Al llegar frente al portalón de la fortaleza, los soldados que estaban en el pasillo de ronda superior bajaron a la puerta para pedir a los recién llegados que se identificaran; mientras tanto otros guardias, desde las almenas del torreón circular, amenazaban a los ocupantes del carromato con sus ballestas y armas de fuego.

—¡Deteneos! ¡No disparéis! Estamos en viaje por estas tierras y tenemos salvoconducto del cardenal Madruzzo; comunicádselo al castellano —argumentó con convicción y seguridad Bruno tras descender del carromato y exhibir el documento al aire.

El sargento de guardia, después de asegurarse de la autenticidad del certificado, mandó descansar a sus soldados, y estos no tardaron en bajar sus amenazantes armas.
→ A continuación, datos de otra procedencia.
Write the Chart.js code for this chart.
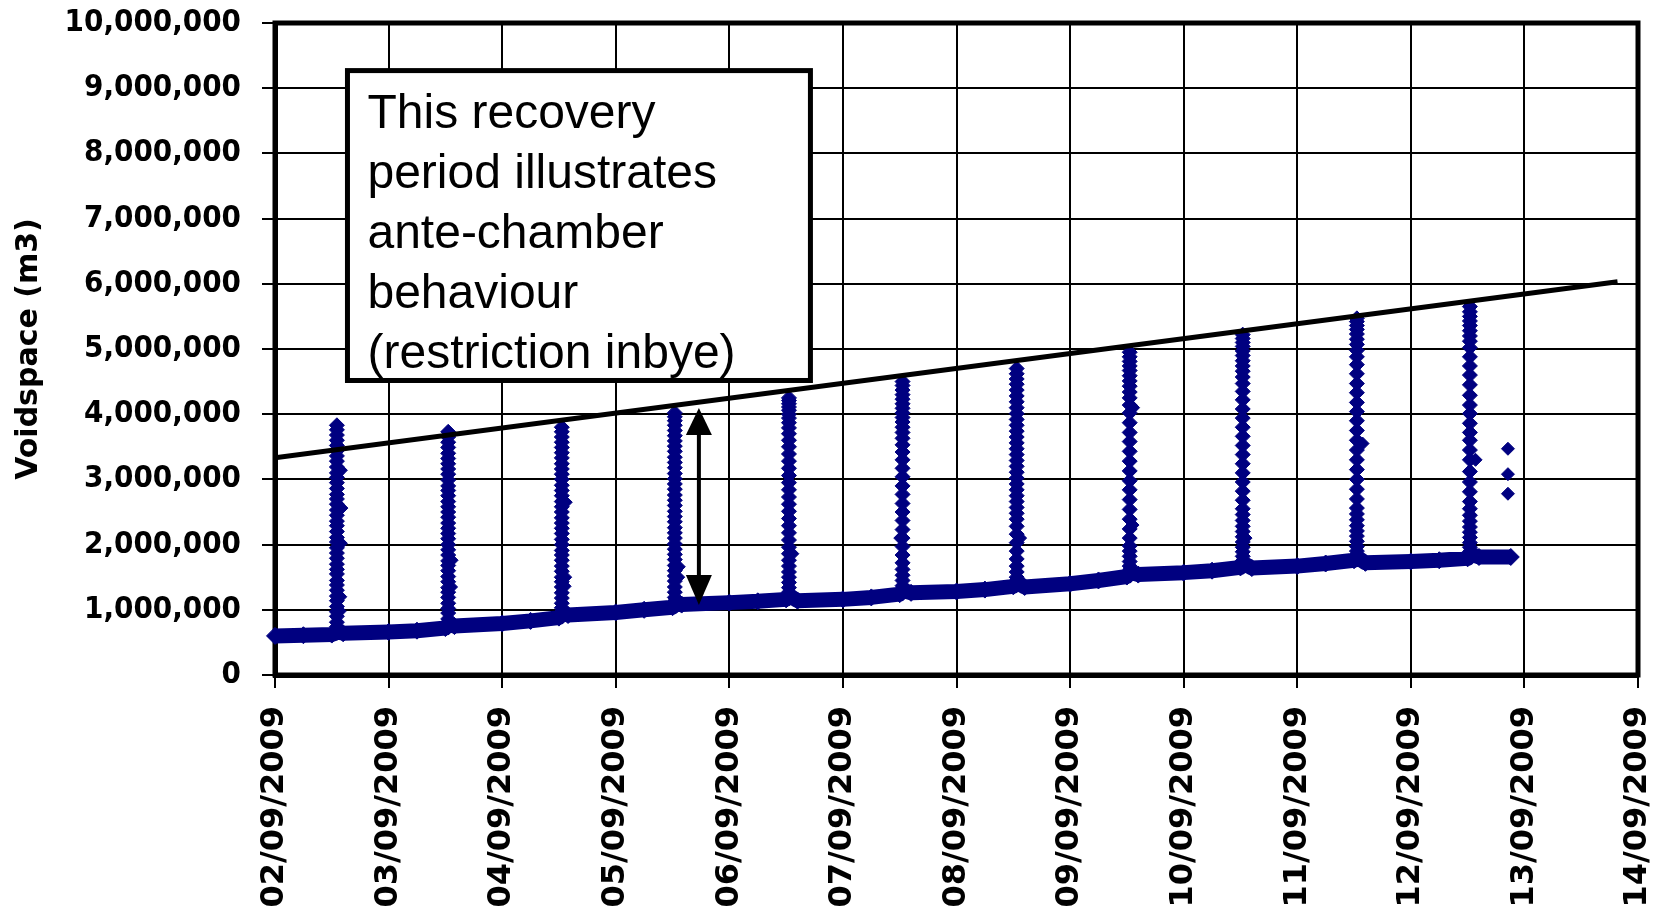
<!DOCTYPE html>
<html>
<head>
<meta charset="utf-8">
<script src="https://cdn.jsdelivr.net/npm/chart.js@4.4.0/dist/chart.umd.min.js"></script>
<style>
  html, body { margin: 0; padding: 0; background: #fff; }
  #wrap { width: 1661px; height: 916px; }
</style>
</head>
<body>
<div id="wrap"><canvas id="myChart" width="1661" height="916"></canvas></div>
<script>
// etiquetas de los ejes
const xTickLabels = ["02/09/2009", "03/09/2009", "04/09/2009", "05/09/2009", "06/09/2009", "07/09/2009",
  "08/09/2009", "09/09/2009", "10/09/2009", "11/09/2009", "12/09/2009", "13/09/2009", "14/09/2009"];
const yTickLabels = ["0", "1,000,000", "2,000,000", "3,000,000", "4,000,000", "5,000,000",
  "6,000,000", "7,000,000", "8,000,000", "9,000,000", "10,000,000"];

// linea base (dia de septiembre, millones de m3)
const baseDays = [2.0, 2.25, 2.5, 2.545, 2.6, 3.0, 3.25, 3.5, 3.525, 3.58, 4.0, 4.25, 4.5, 4.525, 4.58,
  5.0, 5.25, 5.5, 5.52, 5.58, 6.0, 6.25, 6.5, 6.525, 6.6, 7.0, 7.25, 7.5, 7.525, 7.6, 8.0, 8.25, 8.5, 8.53, 8.6,
  9.0, 9.25, 9.5, 9.525, 9.6, 10.0, 10.25, 10.5, 10.52, 10.6, 11.0, 11.25, 11.5, 11.525, 11.6,
  12.0, 12.25, 12.5, 12.52, 12.6, 12.88];
const baseVoid = [0.6, 0.61, 0.62, 0.66, 0.64, 0.66, 0.68, 0.72, 0.78, 0.75, 0.79, 0.83, 0.88, 0.94, 0.92,
  0.96, 1.0, 1.04, 1.1, 1.08, 1.11, 1.13, 1.16, 1.22, 1.14, 1.16, 1.19, 1.24, 1.3, 1.26, 1.28, 1.31, 1.36, 1.42, 1.35,
  1.4, 1.45, 1.51, 1.58, 1.54, 1.57, 1.6, 1.65, 1.72, 1.64, 1.67, 1.71, 1.76, 1.81, 1.72,
  1.74, 1.76, 1.79, 1.86, 1.81, 1.81];

// picos de recuperacion (un dia por pico)
const spikeDays = [2.545, 3.525, 4.525, 5.52, 6.525, 7.525, 8.53, 9.525, 10.52, 11.525, 12.52];
const spike1 = [0.68, 0.74, 0.81, 0.9, 0.97, 1.05, 1.14, 1.21, 1.3, 1.38, 1.45, 1.55, 1.62, 1.7, 1.79, 1.87, 1.95,
  2.04, 2.11, 2.2, 2.29, 2.36, 2.45, 2.53, 2.62, 2.7, 2.77, 2.86, 2.95, 3.03, 3.1, 3.19, 3.28, 3.36, 3.44, 3.52, 3.6,
  3.68, 3.76, 3.83];
const spike2 = [0.8, 0.86, 0.95, 1.02, 1.1, 1.19, 1.27, 1.34, 1.43, 1.51, 1.6, 1.68, 1.75, 1.84, 1.92, 2.0, 2.09,
  2.17, 2.25, 2.33, 2.42, 2.5, 2.58, 2.66, 2.75, 2.83, 2.9, 2.99, 3.08, 3.16, 3.24, 3.32, 3.4, 3.49, 3.57, 3.65, 3.73];
const spike3 = [0.96, 1.03, 1.1, 1.18, 1.26, 1.35, 1.43, 1.5, 1.59, 1.67, 1.76, 1.84, 1.91, 2.0, 2.08, 2.17, 2.25,
  2.33, 2.41, 2.5, 2.58, 2.66, 2.75, 2.83, 2.91, 3.0, 3.08, 3.16, 3.24, 3.33, 3.41, 3.49, 3.57, 3.65, 3.73, 3.8];
const spike4 = [1.12, 1.19, 1.27, 1.35, 1.44, 1.52, 1.6, 1.68, 1.77, 1.85, 1.93, 2.01, 2.1, 2.18, 2.26, 2.35, 2.43,
  2.51, 2.6, 2.68, 2.76, 2.85, 2.93, 3.01, 3.09, 3.18, 3.26, 3.34, 3.43, 3.51, 3.59, 3.67, 3.75, 3.83, 3.9, 3.96, 4.02];
const spike5 = [1.2, 1.27, 1.34, 1.42, 1.5, 1.58, 1.67, 1.76, 1.86, 1.96, 2.07, 2.18, 2.29, 2.4, 2.51, 2.62, 2.73,
  2.84, 2.95, 3.06, 3.17, 3.28, 3.39, 3.5, 3.6, 3.7, 3.79, 3.87, 3.94, 4.0, 4.06, 4.11, 4.16, 4.21, 4.25];
const spike6 = [1.3, 1.37, 1.45, 1.53, 1.62, 1.72, 1.84, 1.97, 2.1, 2.23, 2.37, 2.5, 2.63, 2.77, 2.9, 3.04, 3.17,
  3.3, 3.42, 3.53, 3.63, 3.72, 3.8, 3.88, 3.95, 4.02, 4.09, 4.16, 4.23, 4.3, 4.37, 4.44, 4.5];
const spike7 = [1.42, 1.5, 1.58, 1.67, 1.78, 1.9, 2.03, 2.16, 2.28, 2.39, 2.48, 2.57, 2.66, 2.75, 2.84, 2.93, 3.02,
  3.11, 3.2, 3.29, 3.38, 3.47, 3.56, 3.65, 3.74, 3.83, 3.92, 4.01, 4.1, 4.19, 4.28, 4.37, 4.46, 4.54, 4.62, 4.7];
const spike8 = [1.6, 1.67, 1.74, 1.82, 1.9, 1.98, 2.1, 2.24, 2.39, 2.54, 2.69, 2.84, 2.98, 3.13, 3.28, 3.43, 3.58,
  3.72, 3.87, 4.02, 4.14, 4.25, 4.34, 4.43, 4.51, 4.59, 4.67, 4.74, 4.81, 4.88, 4.95];
const spike9 = [1.75, 1.82, 1.89, 1.96, 2.04, 2.12, 2.2, 2.28, 2.37, 2.46, 2.55, 2.68, 2.82, 2.96, 3.1, 3.24, 3.38,
  3.52, 3.66, 3.8, 3.94, 4.08, 4.22, 4.35, 4.47, 4.57, 4.66, 4.74, 4.82, 4.9, 4.97, 5.04, 5.1, 5.16, 5.22];
const spike10 = [1.84, 1.9, 1.97, 2.05, 2.13, 2.21, 2.29, 2.38, 2.47, 2.56, 2.7, 2.85, 3.0, 3.15, 3.3, 3.45, 3.6,
  3.75, 3.9, 4.04, 4.18, 4.33, 4.47, 4.62, 4.76, 4.88, 4.98, 5.07, 5.15, 5.23, 5.3, 5.36, 5.42, 5.47];
const spike11 = [1.89, 1.96, 2.03, 2.11, 2.19, 2.27, 2.36, 2.45, 2.55, 2.66, 2.81, 2.96, 3.12, 3.3, 3.45, 3.6, 3.72,
  3.86, 4.01, 4.14, 4.29, 4.45, 4.6, 4.74, 4.88, 5.02, 5.12, 5.2, 5.28, 5.36, 5.43, 5.5, 5.57, 5.65];

// puntos sueltos fuera de la columna
const strayDays = [2.58, 2.585, 2.58, 2.575, 2.57, 3.555, 3.55, 4.56, 4.555, 4.55, 5.555, 5.55, 6.555, 7.505,
  8.56, 9.555, 9.55, 10.545, 11.575, 12.57, 12.855, 12.855, 12.855];
const strayVoid = [3.14, 2.56, 2.02, 1.2, 0.98, 1.76, 1.35, 2.65, 1.5, 1.36, 1.66, 1.5, 1.86, 2.1,
  2.1, 4.1, 2.3, 2.1, 3.55, 3.3, 3.47, 3.08, 2.78];

// linea de tendencia
const trendDays = [2.0, 13.82];
const trendVoid = [3.33, 6.03];

// cuadro de texto y flecha
const noteLines = ["This recovery", "period illustrates", "ante-chamber", "behaviour", "(restriction inbye)"];
const noteBox = { left: 2.638, right: 6.714, top: 9.27, bottom: 4.517 };
const arrowDay = 5.732;
const arrowTop = 4.095;
const arrowBottom = 1.074;

const spikes = [spike1, spike2, spike3, spike4, spike5, spike6, spike7, spike8, spike9, spike10, spike11];
const M = 1000000;

function puntos(dias, valores) {
  return dias.map((d, i) => ({ x: d, y: valores[i] * M }));
}

let picos = [];
spikes.forEach((vals, i) => {
  vals.forEach((v) => picos.push({ x: spikeDays[i], y: v * M }));
});

const navy = "#000080";
const narrowBold = "'DejaVu Sans Condensed', 'DejaVu Sans', sans-serif";
const wideBold = "'DejaVu Sans', Verdana, sans-serif";

const extras = {
  id: "extras",
  beforeDatasetsDraw(chart) {
    const { ctx, chartArea: a } = chart;
    ctx.save();
    ctx.strokeStyle = "#000";
    ctx.lineWidth = 5;
    ctx.strokeRect(a.left, a.top, a.right - a.left, a.bottom - a.top);
    ctx.restore();
  },
  afterDatasetsDraw(chart) {
    const { ctx, scales: { x, y } } = chart;
    ctx.save();
    ctx.strokeStyle = "#000";
    ctx.fillStyle = "#000";

    // flecha doble
    const ax = x.getPixelForValue(arrowDay);
    const t = y.getPixelForValue(arrowTop * M);
    const b = y.getPixelForValue(arrowBottom * M);
    ctx.lineWidth = 4;
    ctx.beginPath();
    ctx.moveTo(ax, t + 20);
    ctx.lineTo(ax, b - 20);
    ctx.stroke();
    ctx.beginPath();
    ctx.moveTo(ax, t);
    ctx.lineTo(ax - 13, t + 27);
    ctx.lineTo(ax + 13, t + 27);
    ctx.closePath();
    ctx.fill();
    ctx.beginPath();
    ctx.moveTo(ax, b);
    ctx.lineTo(ax - 13, b - 30);
    ctx.lineTo(ax + 13, b - 30);
    ctx.closePath();
    ctx.fill();

    // cuadro de texto
    const l = x.getPixelForValue(noteBox.left);
    const r = x.getPixelForValue(noteBox.right);
    const bt = y.getPixelForValue(noteBox.top * M);
    const bb = y.getPixelForValue(noteBox.bottom * M);
    ctx.fillStyle = "#fff";
    ctx.fillRect(l, bt, r - l, bb - bt);
    ctx.lineWidth = 5;
    ctx.strokeRect(l, bt, r - l, bb - bt);
    ctx.fillStyle = "#000";
    ctx.font = "48px 'Liberation Sans', Arial, sans-serif";
    ctx.textBaseline = "alphabetic";
    ctx.textAlign = "left";
    noteLines.forEach((linea, i) => {
      ctx.fillText(linea, l + 20, bt + 57 + i * 60);
    });
    ctx.restore();
  }
};

const grafica = document.getElementById("myChart").getContext("2d");

const myChart = new Chart(grafica, {
  type: "scatter",
  data: {
    datasets: [
      {
        label: "Trend",
        data: puntos(trendDays, trendVoid),
        showLine: true,
        borderColor: "#000",
        borderWidth: 5,
        pointRadius: 0
      },
      {
        label: "Voidspace",
        data: picos,
        pointStyle: "rectRot",
        pointRadius: 7.5,
        backgroundColor: navy,
        borderColor: navy,
        borderWidth: 1
      },
      {
        label: "Stray",
        data: puntos(strayDays, strayVoid),
        pointStyle: "rectRot",
        pointRadius: 6.5,
        backgroundColor: navy,
        borderColor: navy,
        borderWidth: 1
      },
      {
        label: "Base",
        data: puntos(baseDays, baseVoid),
        showLine: true,
        borderColor: navy,
        borderWidth: 15,
        borderJoinStyle: "round",
        pointStyle: "rectRot",
        pointRadius: 8.5,
        backgroundColor: navy,
        pointBorderColor: navy,
        pointBorderWidth: 1,
        clip: 12
      }
    ]
  },
  options: {
    responsive: false,
    animation: false,
    devicePixelRatio: 1,
    layout: { padding: { top: 23, right: 23, left: 0, bottom: 0 } },
    plugins: {
      legend: { display: false },
      tooltip: { enabled: false }
    },
    scales: {
      x: {
        type: "linear",
        min: 2,
        max: 14,
        afterFit(s) {
          s.height = 241;
          s.paddingLeft = 0;
          s.paddingRight = 0;
        },
        ticks: {
          stepSize: 1,
          autoSkip: false,
          minRotation: 90,
          maxRotation: 90,
          padding: 18,
          color: "#000",
          font: { family: wideBold, size: 32, weight: "bold" },
          callback: (v, i) => xTickLabels[i]
        },
        grid: { color: "#000", lineWidth: 2, tickLength: 13, tickWidth: 2, tickColor: "#000" },
        border: { color: "#000", width: 5 }
      },
      y: {
        min: 0,
        max: 10 * M,
        afterFit(s) {
          s.width = 275;
          s.paddingTop = 0;
          s.paddingBottom = 0;
        },
        ticks: {
          stepSize: M,
          padding: 21,
          color: "#000",
          font: { family: narrowBold, size: 31, weight: "bold" },
          callback: (v, i) => yTickLabels[i]
        },
        title: {
          display: true,
          text: "Voidspace (m3)",
          color: "#000",
          font: { family: wideBold, size: 30, weight: "bold" },
          padding: { top: 11, bottom: 0 }
        },
        grid: { color: "#000", lineWidth: 2, tickLength: 13, tickWidth: 2, tickColor: "#000" },
        border: { color: "#000", width: 5 }
      }
    }
  },
  plugins: [extras]
});
</script>
</body>
</html>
Al rato, se oyeron crujir los goznes de las bisagras y las pesadas hojas de madera del portalón se abrieron de par en par. Enfrente, dentro del recinto, se encontraba Nicolò Gaudenzio, señor del castillo, hombre de mediana estatura y fuerte complexión, larga melena pelirroja, barba del mismo color, ojos pequeños, verdes, y mirada profunda, quien vino a saludarles. Tras descender del carromato, y con la mayor amabilidad, no tardaron en aproximarse al responsable de aquella fortaleza. Bruno, sin desprenderse del documento cardenalicio, lo mostró con toda confianza.

—Me llamo Bruno Baschenis, artista restaurador de los palacios de Trento, y vengo acompañado de Angiolo Tonelli, amigo mío. Estamos de viaje por estos valles del principado.

—He oído hablar de vos, y también de vuestro trabajo. Sois bienvenidos a esta vuestra casa.